At his best, as in this poem


anxiety gallops through chatter
fading century’s martial insanities
brain struggles to sum up “shut up”
articulation fails
walking shadow slides across faces

dusk over epitaphs
ash hair rusty litanies

dead friends and rain
paradise is an idiot
bones vines cold day
old vulture in airlock

scorpion dust

Anselm Hollo seems like the Kurt Vonnegut of modern poetry, forcing us to see the world in new ways, that is, as it really is rather than as we’ve been told it is.

Our whole lives we’ve been told it’s important to watch the news, that our democracy depends on us doing so.

Hollo tells us, “It ain’t so. Turn it off.”

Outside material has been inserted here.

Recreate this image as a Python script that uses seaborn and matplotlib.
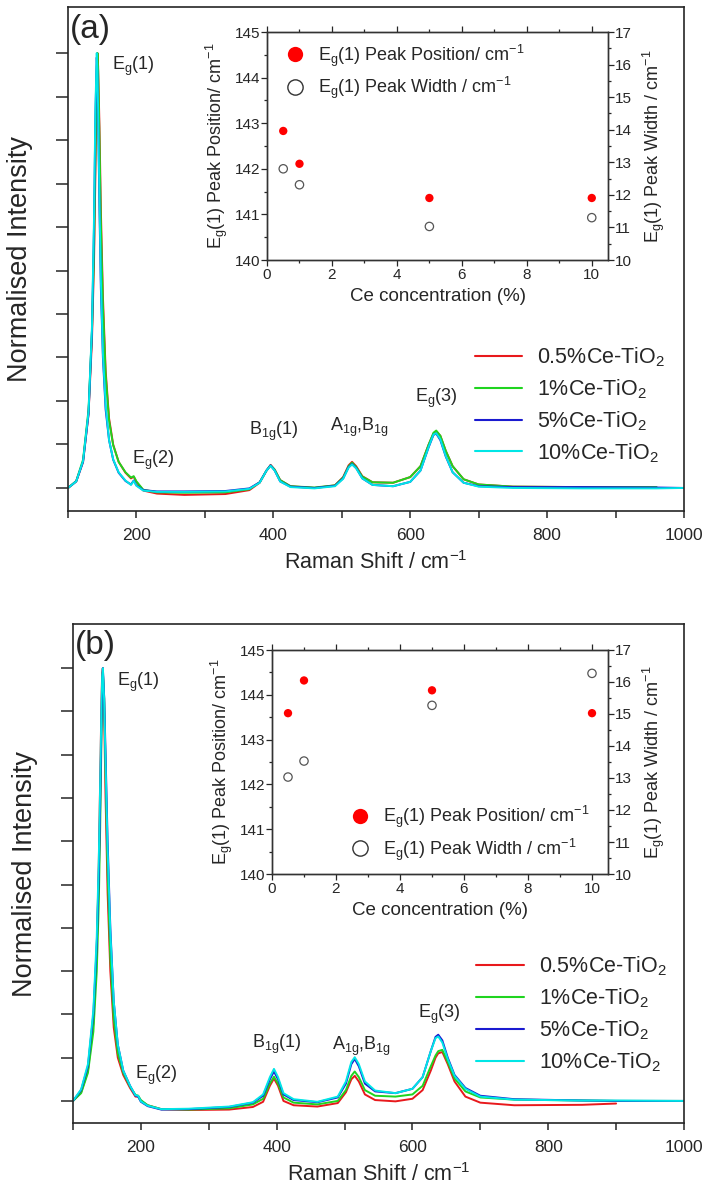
import numpy as np
import pandas as pd
import matplotlib
matplotlib.use("Agg")
import matplotlib.pyplot as plt
from matplotlib.ticker import MultipleLocator, NullFormatter
from matplotlib.lines import Line2D
import seaborn as sns

sns.set_style("ticks")
plt.rcParams["font.family"] = ["Liberation Sans", "DejaVu Sans"]
plt.rcParams["mathtext.fontset"] = "custom"
plt.rcParams["mathtext.rm"] = "Liberation Sans"
plt.rcParams["mathtext.it"] = "Liberation Sans:italic"
plt.rcParams["mathtext.bf"] = "Liberation Sans:bold"

# ---------------- data ----------------
samples = ["0.5%Ce-TiO$_2$", "1%Ce-TiO$_2$", "5%Ce-TiO$_2$", "10%Ce-TiO$_2$"]
colors = ["#e8191c", "#1fd41f", "#1a1ad0", "#00e6e6"]

shift_a = [100, 112, 122, 130, 135, 138, 140, 142, 143, 144, 146, 148, 151, 155, 160, 166, 174, 184, 192, 196,
           200, 210, 230, 270, 330, 365, 380, 390, 396, 402, 410, 425, 460, 490, 502, 510, 515, 521, 530, 545,
           575, 600, 615, 627, 634, 638, 644, 652, 662, 678, 700, 750, 850, 960, 1000]
a_05 = [0.0, 0.015, 0.06, 0.17, 0.34, 0.52, 0.72, 0.93, 1.0, 0.97, 0.83, 0.64, 0.44, 0.27, 0.16, 0.10, 0.06, 0.035, 0.022, 0.026,
        0.014, -0.006, -0.013, -0.016, -0.014, -0.005, 0.012, 0.04, 0.053, 0.042, 0.018, 0.004, 0.0, 0.006, 0.025, 0.052, 0.06, 0.05, 0.027, 0.013,
        0.012, 0.025, 0.05, 0.10, 0.125, 0.13, 0.12, 0.085, 0.05, 0.02, 0.008, 0.003, 0.002, 0.001, np.nan]
a_1 = [0.0, 0.016, 0.065, 0.18, 0.36, 0.55, 0.76, 0.96, 1.0, 0.96, 0.80, 0.61, 0.42, 0.26, 0.155, 0.098, 0.06, 0.036, 0.024, 0.027,
       0.015, -0.004, -0.010, -0.011, -0.010, -0.003, 0.013, 0.04, 0.052, 0.042, 0.018, 0.004, 0.001, 0.006, 0.024, 0.05, 0.058, 0.048, 0.026, 0.013,
       0.012, 0.025, 0.05, 0.10, 0.127, 0.132, 0.12, 0.085, 0.05, 0.02, 0.008, 0.003, 0.002, 0.002, np.nan]
a_5 = [0.0, 0.015, 0.06, 0.17, 0.36, 0.60, 0.85, 0.99, 0.95, 0.85, 0.64, 0.46, 0.30, 0.18, 0.11, 0.065, 0.035, 0.016, 0.008, 0.017,
       0.006, -0.005, -0.008, -0.008, -0.007, -0.001, 0.013, 0.04, 0.052, 0.04, 0.015, 0.003, 0.0, 0.005, 0.022, 0.048, 0.055, 0.046, 0.022, 0.007,
       0.004, 0.014, 0.04, 0.094, 0.122, 0.125, 0.11, 0.072, 0.036, 0.012, 0.004, 0.002, 0.002, 0.001, 0.0]
a_10 = [0.0, 0.015, 0.062, 0.175, 0.37, 0.62, 0.87, 1.0, 0.96, 0.87, 0.66, 0.48, 0.31, 0.19, 0.11, 0.066, 0.036, 0.017, 0.007, 0.016,
        0.005, -0.006, -0.009, -0.009, -0.008, -0.002, 0.012, 0.04, 0.051, 0.04, 0.015, 0.002, -0.001, 0.004, 0.021, 0.047, 0.054, 0.045, 0.022, 0.007,
        0.004, 0.014, 0.04, 0.095, 0.123, 0.126, 0.112, 0.073, 0.036, 0.012, 0.003, 0.0, -0.001, -0.001, 0.0]

shift_b = [100, 112, 122, 130, 135, 138, 140, 142, 143, 144, 146, 148, 151, 155, 160, 166, 174, 184, 192, 196,
           200, 210, 230, 270, 330, 365, 380, 390, 396, 402, 410, 425, 460, 490, 502, 510, 515, 521, 530, 545,
           575, 600, 615, 627, 634, 638, 644, 652, 662, 678, 700, 750, 850, 900, 1000]
b_05 = [0.0, 0.02, 0.07, 0.18, 0.35, 0.55, 0.74, 0.93, 0.99, 1.0, 0.88, 0.70, 0.48, 0.30, 0.17, 0.10, 0.06, 0.03, 0.01, 0.01,
        0.0, -0.01, -0.019, -0.021, -0.020, -0.014, -0.002, 0.035, 0.052, 0.035, 0.0, -0.010, -0.013, -0.005, 0.02, 0.05, 0.058, 0.045, 0.015, 0.002,
        -0.001, 0.005, 0.025, 0.07, 0.10, 0.11, 0.113, 0.085, 0.045, 0.01, -0.004, -0.010, -0.009, -0.006, np.nan]
b_1 = [0.0, 0.018, 0.065, 0.16, 0.30, 0.46, 0.63, 0.85, 0.94, 0.99, 0.93, 0.76, 0.53, 0.33, 0.19, 0.11, 0.065, 0.033, 0.014, 0.012,
       0.002, -0.01, -0.019, -0.020, -0.017, -0.008, 0.005, 0.04, 0.056, 0.04, 0.008, -0.004, -0.008, 0.0, 0.025, 0.058, 0.068, 0.055, 0.025, 0.012,
       0.01, 0.015, 0.035, 0.08, 0.105, 0.115, 0.118, 0.09, 0.052, 0.022, 0.008, 0.003, 0.001, 0.0, 0.0]
b_5 = [0.0, 0.025, 0.08, 0.20, 0.36, 0.52, 0.68, 0.88, 0.96, 1.0, 0.93, 0.80, 0.60, 0.40, 0.23, 0.13, 0.07, 0.035, 0.012, 0.01,
       -0.002, -0.012, -0.020, -0.019, -0.014, -0.004, 0.012, 0.05, 0.068, 0.05, 0.015, 0.002, -0.003, 0.008, 0.04, 0.085, 0.097, 0.08, 0.04, 0.022,
       0.018, 0.028, 0.055, 0.115, 0.148, 0.153, 0.14, 0.10, 0.06, 0.03, 0.012, 0.004, 0.001, 0.0, 0.0]
b_10 = [0.0, 0.027, 0.085, 0.21, 0.38, 0.56, 0.73, 0.92, 0.98, 1.0, 0.92, 0.78, 0.58, 0.39, 0.23, 0.13, 0.07, 0.035, 0.013, 0.012,
        -0.001, -0.011, -0.019, -0.018, -0.013, -0.003, 0.015, 0.055, 0.074, 0.055, 0.018, 0.004, -0.002, 0.01, 0.045, 0.09, 0.101, 0.085, 0.045, 0.024,
        0.018, 0.028, 0.055, 0.115, 0.145, 0.149, 0.135, 0.097, 0.058, 0.028, 0.01, 0.003, 0.001, 0.001, 0.0]

conc = [0.5, 1, 5, 10]
pos_a = [142.83, 142.11, 141.36, 141.36]
width_a = [12.80, 12.31, 11.03, 11.30]
pos_b = [143.59, 144.32, 144.10, 143.59]
width_b = [13.03, 13.53, 15.27, 16.27]

peak_labels = ["E$_{\\mathregular{g}}$(1)", "E$_{\\mathregular{g}}$(2)", "B$_{\\mathregular{1g}}$(1)",
               "A$_{\\mathregular{1g}}$,B$_{\\mathregular{1g}}$", "E$_{\\mathregular{g}}$(3)"]

# ---------------- figure ----------------
W, H = 709, 1199
fig = plt.figure(figsize=(W / 100, H / 100), dpi=100)


def rect(l, r, t, b):
    return [l / W, 1 - b / H, (r - l) / W, (b - t) / H]


def long_df(shift, series):
    frames = []
    for name, vals in zip(samples, series):
        frames.append(pd.DataFrame({"shift": shift, "intensity": vals, "sample": name}))
    return pd.concat(frames, ignore_index=True).dropna()


def main_panel(r, shift, series, ylim, tag, label_pos, leg_anchor):
    ax = fig.add_axes(r)
    df = long_df(shift, series)
    sns.lineplot(data=df, x="shift", y="intensity", hue="sample", hue_order=samples,
                 palette=colors, estimator=None, sort=True, lw=1.4, ax=ax, legend=False)
    ax.set_xlim(100, 1000)
    ax.set_ylim(*ylim)
    ax.xaxis.set_major_locator(MultipleLocator(200))
    ax.xaxis.set_minor_locator(MultipleLocator(100))
    ax.set_yticks(np.arange(0, 1.01, 0.1))
    ax.yaxis.set_major_formatter(NullFormatter())
    ax.tick_params(axis="x", which="both", direction="out", length=5, width=1.1, labelsize=12.5, pad=7)
    ax.tick_params(axis="y", which="both", direction="out", length=9, width=1.1, pad=2)
    for s in ax.spines.values():
        s.set_visible(True)
        s.set_linewidth(1.2)
    ax.set_xlabel("Raman Shift / cm$^{\\mathregular{-1}}$", fontsize=15.5, labelpad=6)
    ax.set_ylabel("Normalised Intensity", fontsize=19.5, labelpad=14)
    ax.text(103, ylim[1] - 0.015, tag, fontsize=24, ha="left", va="top")
    for txt, (x, y) in zip(peak_labels, label_pos):
        ax.text(x, y, txt, fontsize=13, ha="center", va="center")
    handles = [Line2D([], [], color=c, lw=1.5) for c in colors]
    ax.legend(handles, samples, loc="upper left", bbox_to_anchor=leg_anchor, frameon=False,
              fontsize=15.5, handlelength=2.2, handletextpad=0.7, labelspacing=0.38,
              borderpad=0, borderaxespad=0)
    return ax


def inset(r, pos, width, leg_loc, leg_anchor):
    ax = fig.add_axes(r)
    ax.set_facecolor("white")
    ax2 = ax.twinx()
    sns.scatterplot(x=conc, y=pos, ax=ax, color="#ff0000", s=36, edgecolor="none", zorder=3)
    sns.scatterplot(x=conc, y=width, ax=ax2, facecolor="none", edgecolor="#555555", s=36, linewidth=0.9, zorder=3)
    ax.set_xlim(0, 10.5)
    ax.set_ylim(140, 145)
    ax2.set_ylim(10, 17)
    ax.xaxis.set_major_locator(MultipleLocator(2))
    ax.xaxis.set_minor_locator(MultipleLocator(1))
    ax.yaxis.set_major_locator(MultipleLocator(1))
    ax.yaxis.set_minor_locator(MultipleLocator(0.5))
    ax2.yaxis.set_major_locator(MultipleLocator(1))
    ax2.yaxis.set_minor_locator(MultipleLocator(0.5))
    ax.tick_params(axis="x", which="both", direction="out", top=True, labelsize=11, pad=2)
    ax.tick_params(axis="x", which="major", length=4, width=0.9)
    ax.tick_params(axis="x", which="minor", length=2.5, width=0.9)
    ax.tick_params(axis="y", which="major", direction="out", length=4, width=0.9, labelsize=11, pad=1)
    ax.tick_params(axis="y", which="minor", direction="out", length=2.5, width=0.9)
    ax2.tick_params(axis="y", which="major", direction="out", length=4, width=0.9, labelsize=11, pad=1)
    ax2.tick_params(axis="y", which="minor", direction="out", length=2.5, width=0.9)
    for s in list(ax.spines.values()) + list(ax2.spines.values()):
        s.set_visible(True)
        s.set_linewidth(1.0)
        s.set_color("#333333")
    ax.set_xlabel("Ce concentration (%)", fontsize=13.5, labelpad=4)
    ax.set_ylabel("E$_{\\mathregular{g}}$(1) Peak Position/ cm$^{\\mathregular{-1}}$", fontsize=13, labelpad=3)
    ax2.set_ylabel("E$_{\\mathregular{g}}$(1) Peak Width / cm$^{\\mathregular{-1}}$", fontsize=13, labelpad=6)
    h1 = Line2D([], [], ls="none", marker="o", ms=11, mfc="#ff0000", mec="none")
    h2 = Line2D([], [], ls="none", marker="o", ms=11, mfc="none", mec="#333333", mew=1.0)
    ax2.legend([h1, h2], ["E$_{\\mathregular{g}}$(1) Peak Position/ cm$^{\\mathregular{-1}}$",
                          "E$_{\\mathregular{g}}$(1) Peak Width / cm$^{\\mathregular{-1}}$"],
               loc=leg_loc, bbox_to_anchor=leg_anchor, frameon=False, fontsize=13,
               handlelength=1.0, handletextpad=0.8, labelspacing=0.35, borderpad=0, borderaxespad=0)
    return ax, ax2


ylim_a = (-0.053, 1.106)
ylim_b = (-0.051, 1.102)
labels_a = [(196, 0.97), (224, 0.064), (400, 0.13), (526, 0.14), (638, 0.205)]
labels_b = [(196, 0.968), (223, 0.06), (400, 0.13), (525, 0.127), (640, 0.2)]

axa = main_panel(rect(68, 684, 7, 511), shift_a, [a_05, a_1, a_5, a_10], ylim_a, "(a)", labels_a, (0.66, 0.328))
axb = main_panel(rect(73, 684, 624, 1123), shift_b, [b_05, b_1, b_5, b_10], ylim_b, "(b)", labels_b, (0.66, 0.337))

inset(rect(267, 608, 32, 260), pos_a, width_a, "upper left", (0.055, 0.955))
inset(rect(272, 608, 650, 874), pos_b, width_b, "lower left", (0.235, 0.05))

fig.savefig("out.png", dpi=100)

He’s absolutely right. I can quit feeling guilty about not watching the news. Of course, it might be that Hollo’s simply one more old crotchety guy whose backside starts to ache when he’s forced to sit too long.

It’s not a bad sign that the major network news programs are suffering a major decline in audience. It’s a good sign. Perhaps people realize just how meaningless the evening news has become. (Yeah, I know. That’s a stretch. But if they’re watching The Daily Show instead, it could be true.)

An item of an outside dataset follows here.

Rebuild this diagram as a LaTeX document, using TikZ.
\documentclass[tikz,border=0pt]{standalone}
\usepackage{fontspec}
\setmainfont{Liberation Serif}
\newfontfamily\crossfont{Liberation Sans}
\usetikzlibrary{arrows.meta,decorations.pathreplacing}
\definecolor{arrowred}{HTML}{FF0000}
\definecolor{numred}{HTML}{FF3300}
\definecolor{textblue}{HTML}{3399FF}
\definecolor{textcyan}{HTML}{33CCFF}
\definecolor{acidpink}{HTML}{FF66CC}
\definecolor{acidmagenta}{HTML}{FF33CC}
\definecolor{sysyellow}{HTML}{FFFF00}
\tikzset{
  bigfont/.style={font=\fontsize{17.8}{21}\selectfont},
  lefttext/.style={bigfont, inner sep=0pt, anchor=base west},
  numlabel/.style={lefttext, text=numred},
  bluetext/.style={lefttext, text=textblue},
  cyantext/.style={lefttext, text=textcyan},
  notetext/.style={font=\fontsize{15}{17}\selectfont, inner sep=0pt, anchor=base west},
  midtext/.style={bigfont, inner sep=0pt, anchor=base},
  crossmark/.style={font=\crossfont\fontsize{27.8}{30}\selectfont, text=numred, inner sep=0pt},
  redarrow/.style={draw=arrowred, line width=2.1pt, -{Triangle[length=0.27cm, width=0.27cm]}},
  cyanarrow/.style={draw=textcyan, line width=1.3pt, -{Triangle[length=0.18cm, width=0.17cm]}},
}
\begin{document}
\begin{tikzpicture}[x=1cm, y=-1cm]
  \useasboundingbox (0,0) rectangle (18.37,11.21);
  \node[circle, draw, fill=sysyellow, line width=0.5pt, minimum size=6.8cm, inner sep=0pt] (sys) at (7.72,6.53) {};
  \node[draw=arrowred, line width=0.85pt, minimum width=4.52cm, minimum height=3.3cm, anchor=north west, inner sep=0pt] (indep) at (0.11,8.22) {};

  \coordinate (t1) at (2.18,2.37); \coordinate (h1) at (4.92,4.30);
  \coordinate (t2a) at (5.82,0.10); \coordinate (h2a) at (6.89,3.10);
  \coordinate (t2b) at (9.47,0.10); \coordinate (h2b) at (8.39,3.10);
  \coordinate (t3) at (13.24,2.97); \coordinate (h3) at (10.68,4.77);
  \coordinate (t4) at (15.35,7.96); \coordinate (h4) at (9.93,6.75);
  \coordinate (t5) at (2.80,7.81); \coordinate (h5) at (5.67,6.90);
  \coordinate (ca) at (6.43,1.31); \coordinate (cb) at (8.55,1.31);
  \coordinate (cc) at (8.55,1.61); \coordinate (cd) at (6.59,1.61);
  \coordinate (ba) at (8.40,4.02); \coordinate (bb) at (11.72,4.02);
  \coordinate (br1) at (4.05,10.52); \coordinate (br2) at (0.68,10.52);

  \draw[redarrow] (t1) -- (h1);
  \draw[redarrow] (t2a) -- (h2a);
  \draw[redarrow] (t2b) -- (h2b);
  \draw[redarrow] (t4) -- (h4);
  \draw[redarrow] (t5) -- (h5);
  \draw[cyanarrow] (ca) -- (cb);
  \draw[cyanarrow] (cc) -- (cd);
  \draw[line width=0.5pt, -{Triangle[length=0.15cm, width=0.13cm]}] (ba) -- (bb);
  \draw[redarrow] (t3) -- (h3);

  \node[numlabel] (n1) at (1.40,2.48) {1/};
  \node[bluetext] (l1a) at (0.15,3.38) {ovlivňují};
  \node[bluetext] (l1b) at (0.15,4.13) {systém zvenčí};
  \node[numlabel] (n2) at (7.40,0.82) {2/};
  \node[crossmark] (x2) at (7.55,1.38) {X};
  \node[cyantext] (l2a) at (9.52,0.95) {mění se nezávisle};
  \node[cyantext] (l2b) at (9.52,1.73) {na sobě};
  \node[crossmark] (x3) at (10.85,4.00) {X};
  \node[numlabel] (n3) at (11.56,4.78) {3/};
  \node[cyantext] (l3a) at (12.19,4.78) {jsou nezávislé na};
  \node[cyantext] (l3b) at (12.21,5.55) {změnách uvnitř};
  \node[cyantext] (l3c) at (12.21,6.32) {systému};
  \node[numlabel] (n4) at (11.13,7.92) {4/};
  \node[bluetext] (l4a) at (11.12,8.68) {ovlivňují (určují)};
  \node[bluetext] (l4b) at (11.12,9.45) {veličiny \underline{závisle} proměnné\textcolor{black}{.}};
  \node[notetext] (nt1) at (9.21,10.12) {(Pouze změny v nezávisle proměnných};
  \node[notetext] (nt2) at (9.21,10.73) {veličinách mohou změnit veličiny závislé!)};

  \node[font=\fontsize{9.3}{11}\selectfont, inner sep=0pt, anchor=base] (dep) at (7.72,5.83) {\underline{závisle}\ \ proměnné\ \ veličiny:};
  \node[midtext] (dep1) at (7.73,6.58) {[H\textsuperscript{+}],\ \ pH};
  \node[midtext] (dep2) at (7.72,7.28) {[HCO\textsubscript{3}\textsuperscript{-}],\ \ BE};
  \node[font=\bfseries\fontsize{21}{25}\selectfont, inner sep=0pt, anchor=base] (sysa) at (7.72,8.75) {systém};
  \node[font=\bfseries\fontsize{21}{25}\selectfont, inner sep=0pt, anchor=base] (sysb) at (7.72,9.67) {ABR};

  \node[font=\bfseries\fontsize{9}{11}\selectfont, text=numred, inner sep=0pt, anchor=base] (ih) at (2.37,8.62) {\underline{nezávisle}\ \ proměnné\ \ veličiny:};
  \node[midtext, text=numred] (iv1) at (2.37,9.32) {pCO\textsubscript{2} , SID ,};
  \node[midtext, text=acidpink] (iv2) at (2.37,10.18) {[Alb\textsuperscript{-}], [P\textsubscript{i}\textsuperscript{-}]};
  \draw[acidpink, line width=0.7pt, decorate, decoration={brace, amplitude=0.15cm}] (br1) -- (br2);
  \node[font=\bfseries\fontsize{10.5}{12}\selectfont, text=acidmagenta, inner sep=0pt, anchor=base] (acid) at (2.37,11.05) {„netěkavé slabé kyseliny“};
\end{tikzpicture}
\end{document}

When’s the last time you actually learned something worth learning by watching the evening news on ABC, CBS, or NBC?

If you’re really convinced like the networks seem to be that the only good news is bad news, you probably deserve what you’re watching.

Unfortunately, at his worst Hollo also reminds me of The Daily Show, since it seems like many of his poems must have been written for a different audience than me. That’s probably the danger of any off-beat approach, humorous or not.